» **Task description**
Isolate every line in the records below with "matplotlib" in it.

» **Supplied information**
_____

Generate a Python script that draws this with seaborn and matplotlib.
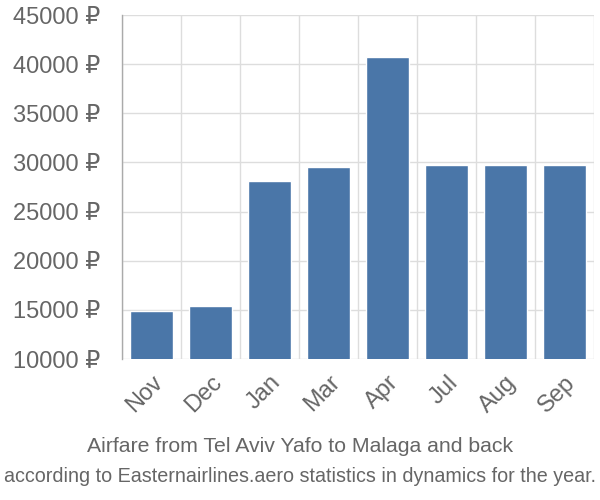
import matplotlib

matplotlib.use("Agg")

import matplotlib.pyplot as plt
import numpy as np
import pandas as pd
import seaborn as sns

# ── Data ──────────────────────────────────────────────────────────────────────
months = ["Nov", "Dec", "Jan", "Mar", "Apr", "Jul", "Aug", "Sep"]
prices = [14900, 15400, 28100, 29500, 40700, 29700, 29700, 29700]
y_ticks = [10000, 15000, 20000, 25000, 30000, 35000, 40000, 45000]

TITLE = "Airfare from Tel Aviv Yafo to Malaga and back"
SUBTITLE = "according to Easternairlines.aero statistics in dynamics for the year."

BAR_COLOR = "#4a76a8"
TEXT_COLOR = "#666666"
GRID_COLOR = "#dddddd"

sns.set_style("white")
plt.rcParams["font.family"] = ["Liberation Sans", "DejaVu Sans"]

df = pd.DataFrame({"month": months, "price": prices})

fig = plt.figure(figsize=(6, 5), dpi=100)
ax = fig.add_axes([122 / 600, 141 / 500, 472 / 600, 344 / 500])

sns.barplot(data=df, x="month", y="price", color=BAR_COLOR, width=0.72,
            saturation=1, ax=ax)

ax.set_ylim(10000, 45000)
ax.set_xlim(-0.5, len(months) - 0.5)
ax.set_yticks(y_ticks)
ax.set_yticklabels([f"{v} ₽" for v in y_ticks], color=TEXT_COLOR, fontsize=17)
ax.set_xticks(range(len(months)))
ax.set_xticklabels(months, rotation=45, ha="right", rotation_mode="anchor",
                   color=TEXT_COLOR, fontsize=17)
ax.set_xticks(np.arange(-0.5, len(months)), minor=True)

ax.tick_params(axis="y", length=22, color=GRID_COLOR, width=1, pad=-6)
ax.tick_params(axis="x", which="major", length=0, pad=9)
ax.tick_params(axis="x", which="minor", length=19, color=GRID_COLOR, width=1)

ax.grid(axis="y", color=GRID_COLOR, linewidth=1)
ax.grid(axis="x", which="minor", color=GRID_COLOR, linewidth=1)
ax.set_axisbelow(True)

for side in ["top", "right", "bottom"]:
    ax.spines[side].set_visible(False)
ax.spines["left"].set_color("#aaaaaa")
ax.spines["left"].set_linewidth(1)

ax.set_xlabel("")
ax.set_ylabel("")

fig.text(0.5, 1 - 446 / 500, TITLE, ha="center", va="center",
         color=TEXT_COLOR, fontsize=15.3)
fig.text(0.5, 1 - 476 / 500, SUBTITLE, ha="center", va="center",
         color=TEXT_COLOR, fontsize=14.2)

fig.savefig("out.png", dpi=100)
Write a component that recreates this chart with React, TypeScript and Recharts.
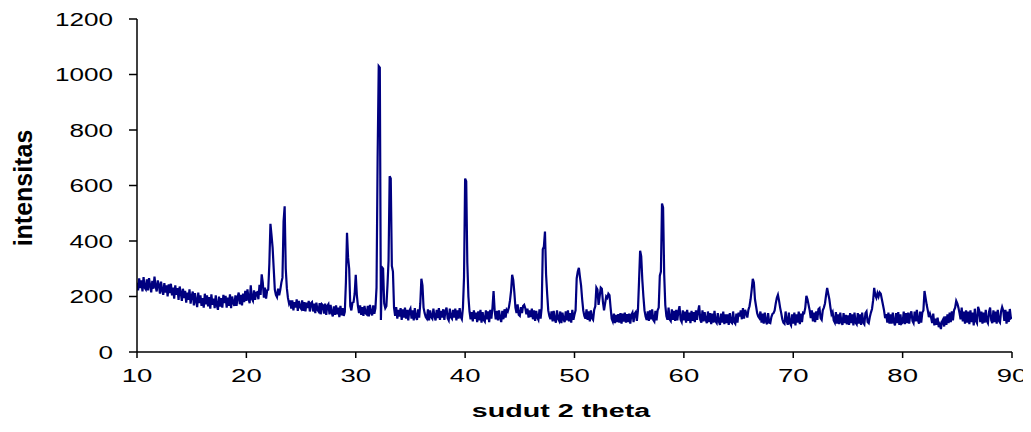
import React from "react";
import { LineChart, Line, XAxis, YAxis } from "recharts";

// XRD scan: 2θ from 10° to 90° in 0.1° steps
const startAngle = 10;
const stepAngle = 0.1;

const intensity: number[] = [
  250,222,265,230,258,218,270,232,226,262,
  222,266,240,215,256,228,272,236,218,258,
  242,210,254,222,206,248,214,240,200,244,
  212,246,204,232,192,240,206,230,188,236,
  214,184,228,194,220,178,214,188,226,174,
  202,218,168,212,184,162,214,176,204,166,
  194,160,210,172,204,164,198,156,208,170,
  192,158,204,168,152,200,164,194,160,206,
  176,202,160,196,166,208,158,200,178,166,
  204,166,198,214,172,206,168,210,180,220,
  184,226,192,176,240,192,184,222,188,214,
  216,190,242,206,280,250,196,232,192,222,
  225,318,462,420,375,300,225,206,198,228,
  204,224,250,268,470,525,300,230,195,175,
  186,156,186,150,180,160,190,148,184,162,
  156,186,148,180,146,178,158,184,146,176,
  180,146,174,140,178,152,146,176,136,172,
  168,138,174,134,166,172,136,170,142,128,
  164,134,168,136,160,126,166,132,158,130,
  145,250,430,340,300,165,150,178,180,210,
  278,205,165,140,168,134,162,130,166,140,
  136,166,128,170,142,132,168,138,158,232,
  700,1030,1025,115,305,300,175,158,165,240,
  330,633,625,310,290,160,130,162,120,152,
  128,158,116,154,124,160,120,152,114,148,
  156,120,150,114,158,126,116,154,124,175,
  264,240,160,140,126,120,154,114,150,126,
  120,156,128,114,152,122,158,116,148,124,
  154,116,148,160,122,114,156,126,120,152,
  124,156,114,150,120,158,126,118,160,270,
  625,615,322,200,146,118,144,110,150,120,
  142,108,146,114,152,106,144,116,110,150,
  118,146,108,152,120,160,220,150,118,148,
  114,150,122,108,148,118,154,124,152,146,
  160,185,220,278,260,215,160,140,172,134,
  130,162,140,166,170,158,136,156,124,150,
  126,156,118,150,112,148,124,116,154,120,
  160,370,380,434,280,210,150,130,118,146,
  110,148,116,106,150,120,112,146,104,142,
  118,108,146,114,150,110,140,106,152,116,
  135,150,265,290,303,270,240,190,150,130,
  120,154,116,146,110,150,122,116,152,165,
  232,225,170,200,232,228,180,150,175,200,
  195,210,205,160,120,110,138,104,134,108,
  136,106,140,102,138,110,142,106,136,108,
  138,102,134,142,108,138,144,112,150,255,
  365,345,260,200,150,128,116,146,112,150,
  118,154,116,110,148,114,150,160,275,290,
  535,520,280,170,130,116,160,118,112,154,
  116,148,112,152,114,146,165,116,108,150,
  114,146,106,152,112,142,104,148,112,144,
  108,150,116,146,168,116,106,150,110,144,
  116,104,146,108,140,100,138,106,148,110,
  104,140,110,98,138,106,146,100,136,104,
  136,98,140,108,104,146,108,102,138,106,
  142,128,150,118,158,120,152,140,124,152,
  165,190,225,264,250,190,165,140,128,122,
  146,106,138,102,142,110,100,140,106,104,
  126,137,140,150,175,195,206,185,160,140,
  118,106,102,146,112,98,142,104,96,136,
  102,142,96,136,106,146,100,138,108,142,
  140,160,202,190,170,150,122,150,110,142,
  108,146,116,154,158,122,116,150,160,175,
  205,231,210,190,160,136,144,114,106,144,
  102,136,100,142,108,98,140,104,134,100,
  132,98,140,104,136,96,142,106,100,140,
  102,136,98,142,106,100,140,146,108,104,
  126,142,155,185,231,205,195,212,200,215,
  210,190,170,150,122,136,106,142,102,136,
  102,142,108,96,140,104,144,98,136,102,
  106,146,100,140,104,142,102,136,146,112,
  104,146,110,152,114,102,146,106,142,150,
  220,195,170,150,126,138,124,104,138,96,
  120,98,124,90,100,83,110,118,92,128,
  98,136,104,142,108,146,114,150,160,184,
  175,160,140,118,160,110,146,102,150,106,
  146,100,150,108,142,96,156,112,104,163,
  150,108,146,102,142,106,152,112,104,144,
  160,114,104,150,108,146,102,152,112,106,
  146,162,150,112,152,102,146,108,155,122,
  125,
];

const twoTheta: number[] = intensity.map((_, i) => Math.round((startAngle + i * stepAngle) * 10) / 10);

const xTicks = [10, 20, 30, 40, 50, 60, 70, 80, 90];
const yTicks = [0, 200, 400, 600, 800, 1000, 1200];

const xTitle = "sudut 2 theta";
const yTitle = "intensitas";

const data = twoTheta.map((t, i) => ({ theta: t, value: intensity[i] }));

const FONT = "'Liberation Sans', Arial, sans-serif";

const XTick = (props: any) => {
  const { x, y, payload } = props;
  return (
    <g transform={`translate(${x},${y})`}>
      <text
        transform="scale(1.45,1)"
        x={0}
        y={24}
        textAnchor="middle"
        fontFamily={FONT}
        fontSize={19}
        fill="#000"
      >
        {payload.value}
      </text>
    </g>
  );
};

const YTick = (props: any) => {
  const { x, y, payload } = props;
  return (
    <g transform={`translate(${x},${y})`}>
      <text
        transform="scale(1.45,1)"
        x={0}
        y={6.5}
        textAnchor="end"
        fontFamily={FONT}
        fontSize={18}
        fill="#000"
      >
        {payload.value}
      </text>
    </g>
  );
};

const XTitle = () => (
  <g transform="translate(553,409)">
    <text
      transform="scale(1.55,1)"
      textAnchor="middle"
      fontFamily={FONT}
      fontWeight="bold"
      fontSize={18.5}
      fill="#000"
    >
      {xTitle}
    </text>
  </g>
);

const YTitle = () => (
  <g transform="translate(24,180) rotate(-90)">
    <text
      textAnchor="middle"
      fontFamily={FONT}
      fontWeight="bold"
      fontSize={25}
      fill="#000"
    >
      {yTitle}
    </text>
  </g>
);

export default function App() {
  return (
    <div style={{ width: 1023, height: 424 }}>
      <LineChart
        width={1023}
        height={424}
        data={data}
        margin={{ top: 11, right: 19, left: 0, bottom: 0 }}
      >
        <XAxis
          dataKey="theta"
          type="number"
          domain={[10, 90]}
          ticks={xTicks}
          allowDataOverflow
          height={80}
          stroke="#000"
          strokeWidth={1.5}
          tickSize={6}
          tickMargin={0}
          tick={<XTick />}
          label={{ content: () => <XTitle /> }}
        />
        <YAxis
          dataKey="value"
          type="number"
          domain={[0, 1200]}
          ticks={yTicks}
          allowDataOverflow
          width={129}
          stroke="#000"
          strokeWidth={1.5}
          tickSize={8}
          tickMargin={16}
          tick={<YTick />}
          label={{ content: () => <YTitle /> }}
        />
        <Line
          type="linear"
          dataKey="value"
          stroke="#000080"
          strokeWidth={2.2}
          dot={false}
          isAnimationActive={false}
        />
      </LineChart>
    </div>
  );
}
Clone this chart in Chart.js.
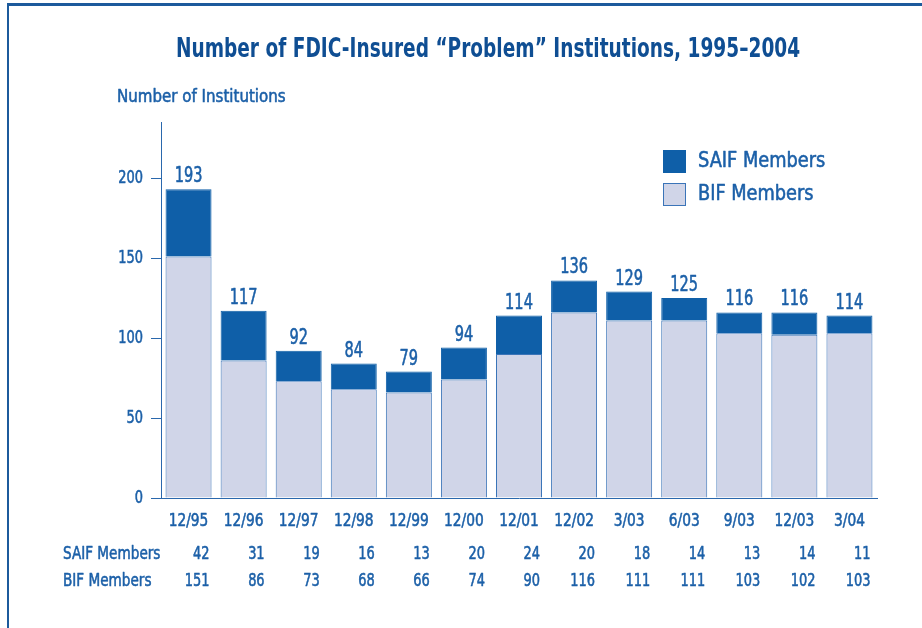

_____

» **Response to this task**
Generate a Python script that draws this with seaborn and matplotlib.
import matplotlib
matplotlib.use("Agg")
import matplotlib.pyplot as plt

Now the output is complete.